Transcribe the records below exactly, leaving out any pictures.

* * *

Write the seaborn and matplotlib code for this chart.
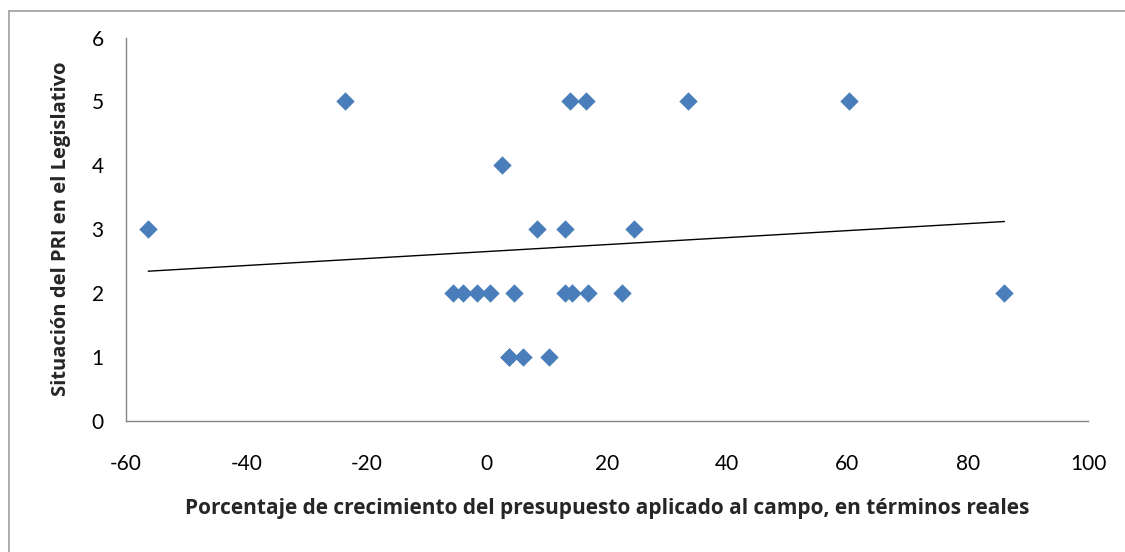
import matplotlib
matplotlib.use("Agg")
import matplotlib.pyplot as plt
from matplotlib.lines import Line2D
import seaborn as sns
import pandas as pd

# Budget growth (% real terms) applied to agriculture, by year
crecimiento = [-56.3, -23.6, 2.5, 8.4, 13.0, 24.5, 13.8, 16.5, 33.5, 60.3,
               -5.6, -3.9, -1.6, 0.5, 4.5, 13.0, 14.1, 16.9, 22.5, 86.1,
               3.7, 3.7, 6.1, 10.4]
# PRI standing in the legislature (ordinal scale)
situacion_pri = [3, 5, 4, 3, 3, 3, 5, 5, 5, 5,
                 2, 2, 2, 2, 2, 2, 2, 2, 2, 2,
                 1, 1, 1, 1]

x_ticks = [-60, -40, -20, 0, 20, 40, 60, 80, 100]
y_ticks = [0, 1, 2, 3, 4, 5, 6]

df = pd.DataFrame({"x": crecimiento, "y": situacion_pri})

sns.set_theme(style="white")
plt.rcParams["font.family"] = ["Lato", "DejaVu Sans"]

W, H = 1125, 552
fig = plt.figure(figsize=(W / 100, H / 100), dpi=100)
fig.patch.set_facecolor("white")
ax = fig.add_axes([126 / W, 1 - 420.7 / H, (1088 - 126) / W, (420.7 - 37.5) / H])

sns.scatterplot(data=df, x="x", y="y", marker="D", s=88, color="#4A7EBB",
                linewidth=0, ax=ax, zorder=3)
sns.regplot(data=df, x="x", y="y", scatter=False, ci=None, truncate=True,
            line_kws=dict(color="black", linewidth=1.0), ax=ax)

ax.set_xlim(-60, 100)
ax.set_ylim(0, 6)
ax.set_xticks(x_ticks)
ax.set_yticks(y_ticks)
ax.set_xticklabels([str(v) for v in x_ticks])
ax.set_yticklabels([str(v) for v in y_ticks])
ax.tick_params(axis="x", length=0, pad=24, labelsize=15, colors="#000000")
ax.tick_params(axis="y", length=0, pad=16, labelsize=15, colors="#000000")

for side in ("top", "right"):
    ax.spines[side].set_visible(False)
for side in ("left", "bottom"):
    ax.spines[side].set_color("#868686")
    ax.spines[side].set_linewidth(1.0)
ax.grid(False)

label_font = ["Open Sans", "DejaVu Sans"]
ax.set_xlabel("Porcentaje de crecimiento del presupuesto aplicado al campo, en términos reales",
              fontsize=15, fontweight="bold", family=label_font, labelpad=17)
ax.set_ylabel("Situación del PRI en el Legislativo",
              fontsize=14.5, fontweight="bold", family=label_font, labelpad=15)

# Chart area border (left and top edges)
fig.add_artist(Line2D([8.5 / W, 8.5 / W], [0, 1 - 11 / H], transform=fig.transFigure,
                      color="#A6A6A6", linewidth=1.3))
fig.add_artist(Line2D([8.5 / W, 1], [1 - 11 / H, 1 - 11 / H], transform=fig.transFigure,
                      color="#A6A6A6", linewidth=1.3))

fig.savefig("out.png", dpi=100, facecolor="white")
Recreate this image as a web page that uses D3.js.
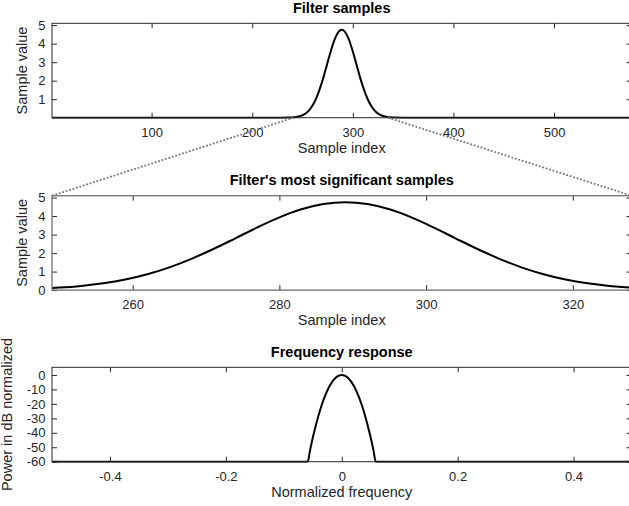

* * *

= FULL OUTPUT =
Write the seaborn and matplotlib code for this chart.
import matplotlib
matplotlib.use("Agg")
import matplotlib.pyplot as plt
from matplotlib.lines import Line2D
import seaborn as sns
import pandas as pd

# Budget growth (% real terms) applied to agriculture, by year
crecimiento = [-56.3, -23.6, 2.5, 8.4, 13.0, 24.5, 13.8, 16.5, 33.5, 60.3,
               -5.6, -3.9, -1.6, 0.5, 4.5, 13.0, 14.1, 16.9, 22.5, 86.1,
               3.7, 3.7, 6.1, 10.4]
# PRI standing in the legislature (ordinal scale)
situacion_pri = [3, 5, 4, 3, 3, 3, 5, 5, 5, 5,
                 2, 2, 2, 2, 2, 2, 2, 2, 2, 2,
                 1, 1, 1, 1]

x_ticks = [-60, -40, -20, 0, 20, 40, 60, 80, 100]
y_ticks = [0, 1, 2, 3, 4, 5, 6]

df = pd.DataFrame({"x": crecimiento, "y": situacion_pri})

sns.set_theme(style="white")
plt.rcParams["font.family"] = ["Lato", "DejaVu Sans"]

W, H = 1125, 552
fig = plt.figure(figsize=(W / 100, H / 100), dpi=100)
fig.patch.set_facecolor("white")
ax = fig.add_axes([126 / W, 1 - 420.7 / H, (1088 - 126) / W, (420.7 - 37.5) / H])

sns.scatterplot(data=df, x="x", y="y", marker="D", s=88, color="#4A7EBB",
                linewidth=0, ax=ax, zorder=3)
sns.regplot(data=df, x="x", y="y", scatter=False, ci=None, truncate=True,
            line_kws=dict(color="black", linewidth=1.0), ax=ax)

ax.set_xlim(-60, 100)
ax.set_ylim(0, 6)
ax.set_xticks(x_ticks)
ax.set_yticks(y_ticks)
ax.set_xticklabels([str(v) for v in x_ticks])
ax.set_yticklabels([str(v) for v in y_ticks])
ax.tick_params(axis="x", length=0, pad=24, labelsize=15, colors="#000000")
ax.tick_params(axis="y", length=0, pad=16, labelsize=15, colors="#000000")

for side in ("top", "right"):
    ax.spines[side].set_visible(False)
for side in ("left", "bottom"):
    ax.spines[side].set_color("#868686")
    ax.spines[side].set_linewidth(1.0)
ax.grid(False)

label_font = ["Open Sans", "DejaVu Sans"]
ax.set_xlabel("Porcentaje de crecimiento del presupuesto aplicado al campo, en términos reales",
              fontsize=15, fontweight="bold", family=label_font, labelpad=17)
ax.set_ylabel("Situación del PRI en el Legislativo",
              fontsize=14.5, fontweight="bold", family=label_font, labelpad=15)

# Chart area border (left and top edges)
fig.add_artist(Line2D([8.5 / W, 8.5 / W], [0, 1 - 11 / H], transform=fig.transFigure,
                      color="#A6A6A6", linewidth=1.3))
fig.add_artist(Line2D([8.5 / W, 1], [1 - 11 / H, 1 - 11 / H], transform=fig.transFigure,
                      color="#A6A6A6", linewidth=1.3))

fig.savefig("out.png", dpi=100, facecolor="white")
Recreate this image as a web page that uses D3.js.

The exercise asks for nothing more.